— BEGIN DATA —
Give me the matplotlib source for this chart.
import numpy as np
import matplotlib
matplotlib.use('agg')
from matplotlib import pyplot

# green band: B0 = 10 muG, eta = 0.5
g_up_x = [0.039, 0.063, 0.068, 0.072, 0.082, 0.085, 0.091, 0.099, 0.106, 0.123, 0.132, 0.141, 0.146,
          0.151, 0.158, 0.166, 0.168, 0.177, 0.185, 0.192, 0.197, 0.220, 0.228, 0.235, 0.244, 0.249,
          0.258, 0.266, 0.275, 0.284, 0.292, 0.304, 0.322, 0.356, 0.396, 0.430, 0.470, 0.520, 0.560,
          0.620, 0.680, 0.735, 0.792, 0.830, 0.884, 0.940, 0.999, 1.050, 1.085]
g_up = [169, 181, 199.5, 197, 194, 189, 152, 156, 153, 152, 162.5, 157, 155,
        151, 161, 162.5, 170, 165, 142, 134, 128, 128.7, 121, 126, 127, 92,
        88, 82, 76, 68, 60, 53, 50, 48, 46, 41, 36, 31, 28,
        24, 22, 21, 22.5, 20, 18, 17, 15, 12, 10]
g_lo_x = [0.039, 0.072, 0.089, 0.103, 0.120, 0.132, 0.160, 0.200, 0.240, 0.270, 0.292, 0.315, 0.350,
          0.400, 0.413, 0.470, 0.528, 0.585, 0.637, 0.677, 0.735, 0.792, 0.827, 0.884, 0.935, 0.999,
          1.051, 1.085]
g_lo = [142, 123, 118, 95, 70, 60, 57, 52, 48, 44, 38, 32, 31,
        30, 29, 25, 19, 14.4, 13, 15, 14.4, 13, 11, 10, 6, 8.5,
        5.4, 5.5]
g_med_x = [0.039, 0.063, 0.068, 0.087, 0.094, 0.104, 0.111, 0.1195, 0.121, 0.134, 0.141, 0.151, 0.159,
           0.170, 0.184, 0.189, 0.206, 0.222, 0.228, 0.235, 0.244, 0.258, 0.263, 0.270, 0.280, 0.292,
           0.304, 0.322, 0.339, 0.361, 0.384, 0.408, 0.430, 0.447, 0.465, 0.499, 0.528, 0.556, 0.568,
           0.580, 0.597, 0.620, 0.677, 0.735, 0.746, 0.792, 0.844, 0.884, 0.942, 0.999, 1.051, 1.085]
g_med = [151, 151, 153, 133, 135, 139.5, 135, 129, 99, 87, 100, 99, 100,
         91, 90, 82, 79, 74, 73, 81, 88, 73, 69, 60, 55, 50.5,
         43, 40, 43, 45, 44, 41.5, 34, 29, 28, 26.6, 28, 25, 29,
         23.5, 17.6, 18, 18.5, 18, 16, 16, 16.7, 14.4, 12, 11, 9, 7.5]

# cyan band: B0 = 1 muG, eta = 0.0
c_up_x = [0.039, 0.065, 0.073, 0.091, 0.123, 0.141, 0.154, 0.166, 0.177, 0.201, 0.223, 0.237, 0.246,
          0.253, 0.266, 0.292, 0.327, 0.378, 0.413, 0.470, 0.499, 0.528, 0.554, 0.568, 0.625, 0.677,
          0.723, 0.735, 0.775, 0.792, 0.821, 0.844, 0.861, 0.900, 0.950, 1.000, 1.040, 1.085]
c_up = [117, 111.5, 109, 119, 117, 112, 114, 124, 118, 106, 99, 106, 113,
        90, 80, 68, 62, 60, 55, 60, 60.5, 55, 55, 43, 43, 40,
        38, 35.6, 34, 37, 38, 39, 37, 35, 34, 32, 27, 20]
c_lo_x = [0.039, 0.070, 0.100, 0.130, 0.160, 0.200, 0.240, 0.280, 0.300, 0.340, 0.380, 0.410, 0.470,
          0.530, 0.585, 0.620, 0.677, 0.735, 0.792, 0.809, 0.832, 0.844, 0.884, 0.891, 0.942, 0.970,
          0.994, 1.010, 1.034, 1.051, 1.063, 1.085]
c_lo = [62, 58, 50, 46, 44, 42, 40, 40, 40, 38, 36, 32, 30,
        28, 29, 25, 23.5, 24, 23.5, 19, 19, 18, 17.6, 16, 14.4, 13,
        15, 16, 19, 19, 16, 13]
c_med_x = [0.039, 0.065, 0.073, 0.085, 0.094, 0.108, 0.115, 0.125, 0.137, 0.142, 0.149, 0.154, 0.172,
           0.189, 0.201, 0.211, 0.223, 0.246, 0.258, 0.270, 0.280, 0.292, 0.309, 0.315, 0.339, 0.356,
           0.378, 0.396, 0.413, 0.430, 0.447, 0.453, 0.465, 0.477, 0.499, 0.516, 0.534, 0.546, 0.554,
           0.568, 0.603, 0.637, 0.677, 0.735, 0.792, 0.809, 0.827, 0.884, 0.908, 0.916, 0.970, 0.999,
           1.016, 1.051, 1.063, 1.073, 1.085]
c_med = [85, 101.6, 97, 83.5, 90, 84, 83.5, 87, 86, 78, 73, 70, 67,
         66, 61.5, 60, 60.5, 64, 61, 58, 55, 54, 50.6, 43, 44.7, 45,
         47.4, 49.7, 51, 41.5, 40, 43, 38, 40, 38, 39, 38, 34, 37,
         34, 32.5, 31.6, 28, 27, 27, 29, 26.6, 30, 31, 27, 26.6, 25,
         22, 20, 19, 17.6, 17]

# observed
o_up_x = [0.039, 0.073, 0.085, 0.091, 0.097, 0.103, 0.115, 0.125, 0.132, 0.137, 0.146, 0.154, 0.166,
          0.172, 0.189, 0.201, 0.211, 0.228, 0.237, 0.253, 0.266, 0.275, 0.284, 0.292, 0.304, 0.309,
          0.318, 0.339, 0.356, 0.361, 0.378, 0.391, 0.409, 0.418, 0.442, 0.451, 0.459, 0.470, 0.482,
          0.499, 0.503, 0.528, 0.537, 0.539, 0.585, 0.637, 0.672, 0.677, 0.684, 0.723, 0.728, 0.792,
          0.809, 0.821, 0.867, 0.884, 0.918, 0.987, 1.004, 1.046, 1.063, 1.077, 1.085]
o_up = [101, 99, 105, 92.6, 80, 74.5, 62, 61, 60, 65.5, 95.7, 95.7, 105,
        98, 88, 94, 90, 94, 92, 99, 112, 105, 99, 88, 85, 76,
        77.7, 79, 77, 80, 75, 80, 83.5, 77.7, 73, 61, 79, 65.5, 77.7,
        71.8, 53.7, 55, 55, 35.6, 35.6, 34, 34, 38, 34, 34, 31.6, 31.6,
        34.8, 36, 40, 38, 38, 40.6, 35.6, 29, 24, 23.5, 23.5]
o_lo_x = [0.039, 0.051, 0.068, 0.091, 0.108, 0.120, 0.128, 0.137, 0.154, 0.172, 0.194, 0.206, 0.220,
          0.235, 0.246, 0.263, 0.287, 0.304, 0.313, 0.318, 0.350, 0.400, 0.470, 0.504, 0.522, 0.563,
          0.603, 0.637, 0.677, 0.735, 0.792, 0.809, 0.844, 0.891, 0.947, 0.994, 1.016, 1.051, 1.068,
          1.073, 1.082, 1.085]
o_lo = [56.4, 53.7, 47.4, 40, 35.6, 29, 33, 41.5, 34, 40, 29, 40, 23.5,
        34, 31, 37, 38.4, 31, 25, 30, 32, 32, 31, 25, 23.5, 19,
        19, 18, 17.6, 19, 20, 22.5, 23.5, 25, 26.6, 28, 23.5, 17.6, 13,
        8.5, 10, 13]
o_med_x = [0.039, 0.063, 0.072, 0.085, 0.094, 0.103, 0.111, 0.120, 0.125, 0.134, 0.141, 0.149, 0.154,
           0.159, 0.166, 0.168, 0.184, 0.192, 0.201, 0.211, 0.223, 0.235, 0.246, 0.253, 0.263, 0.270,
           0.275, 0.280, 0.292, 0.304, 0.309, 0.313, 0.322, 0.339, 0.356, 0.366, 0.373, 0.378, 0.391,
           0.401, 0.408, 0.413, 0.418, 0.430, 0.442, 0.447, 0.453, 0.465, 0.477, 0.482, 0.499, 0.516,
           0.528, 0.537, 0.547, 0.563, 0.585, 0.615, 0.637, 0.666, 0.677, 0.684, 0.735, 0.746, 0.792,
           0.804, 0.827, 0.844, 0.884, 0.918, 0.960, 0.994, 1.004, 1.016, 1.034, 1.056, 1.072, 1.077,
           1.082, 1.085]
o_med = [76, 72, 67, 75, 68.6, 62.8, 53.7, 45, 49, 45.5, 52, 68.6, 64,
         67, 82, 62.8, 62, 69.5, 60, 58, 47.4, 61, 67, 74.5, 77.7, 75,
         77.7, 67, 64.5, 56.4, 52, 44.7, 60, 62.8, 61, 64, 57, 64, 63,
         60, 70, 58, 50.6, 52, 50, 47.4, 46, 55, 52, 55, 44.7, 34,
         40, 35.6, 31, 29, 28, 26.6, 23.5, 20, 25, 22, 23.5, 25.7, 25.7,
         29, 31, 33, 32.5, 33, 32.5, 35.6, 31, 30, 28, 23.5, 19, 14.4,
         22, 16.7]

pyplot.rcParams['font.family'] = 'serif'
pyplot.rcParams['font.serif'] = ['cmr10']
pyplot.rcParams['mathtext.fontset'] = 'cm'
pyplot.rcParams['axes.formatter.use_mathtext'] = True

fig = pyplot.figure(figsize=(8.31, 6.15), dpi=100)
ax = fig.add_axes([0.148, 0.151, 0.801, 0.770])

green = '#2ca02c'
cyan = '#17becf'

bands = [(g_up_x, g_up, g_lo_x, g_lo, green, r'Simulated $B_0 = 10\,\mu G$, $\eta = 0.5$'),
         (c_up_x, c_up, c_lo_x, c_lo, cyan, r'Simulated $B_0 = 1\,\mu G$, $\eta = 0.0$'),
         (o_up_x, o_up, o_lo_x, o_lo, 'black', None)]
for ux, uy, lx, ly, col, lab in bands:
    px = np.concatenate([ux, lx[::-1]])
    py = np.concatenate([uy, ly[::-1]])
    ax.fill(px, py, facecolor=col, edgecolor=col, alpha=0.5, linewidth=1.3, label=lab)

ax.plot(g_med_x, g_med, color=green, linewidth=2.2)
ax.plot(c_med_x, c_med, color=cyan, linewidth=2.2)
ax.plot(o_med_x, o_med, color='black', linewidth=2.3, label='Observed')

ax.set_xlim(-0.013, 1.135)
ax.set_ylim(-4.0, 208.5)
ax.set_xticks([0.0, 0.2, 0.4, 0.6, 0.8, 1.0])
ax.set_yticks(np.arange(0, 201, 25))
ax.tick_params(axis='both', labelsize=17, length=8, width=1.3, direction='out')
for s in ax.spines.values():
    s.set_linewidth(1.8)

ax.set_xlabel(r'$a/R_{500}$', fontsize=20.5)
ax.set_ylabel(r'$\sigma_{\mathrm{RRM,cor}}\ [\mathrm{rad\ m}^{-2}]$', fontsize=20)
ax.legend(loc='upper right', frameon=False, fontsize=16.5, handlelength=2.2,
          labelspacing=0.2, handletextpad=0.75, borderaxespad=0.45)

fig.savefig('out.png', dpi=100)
— END DATA —
WHAT IS ASKED =>
Quote only the stretch of lines that starts the data above and ends with the line containing "from matplotlib import pyplot", both included.

TASK RESPONSE =>
Give me the matplotlib source for this chart.
import numpy as np
import matplotlib
matplotlib.use('agg')
from matplotlib import pyplot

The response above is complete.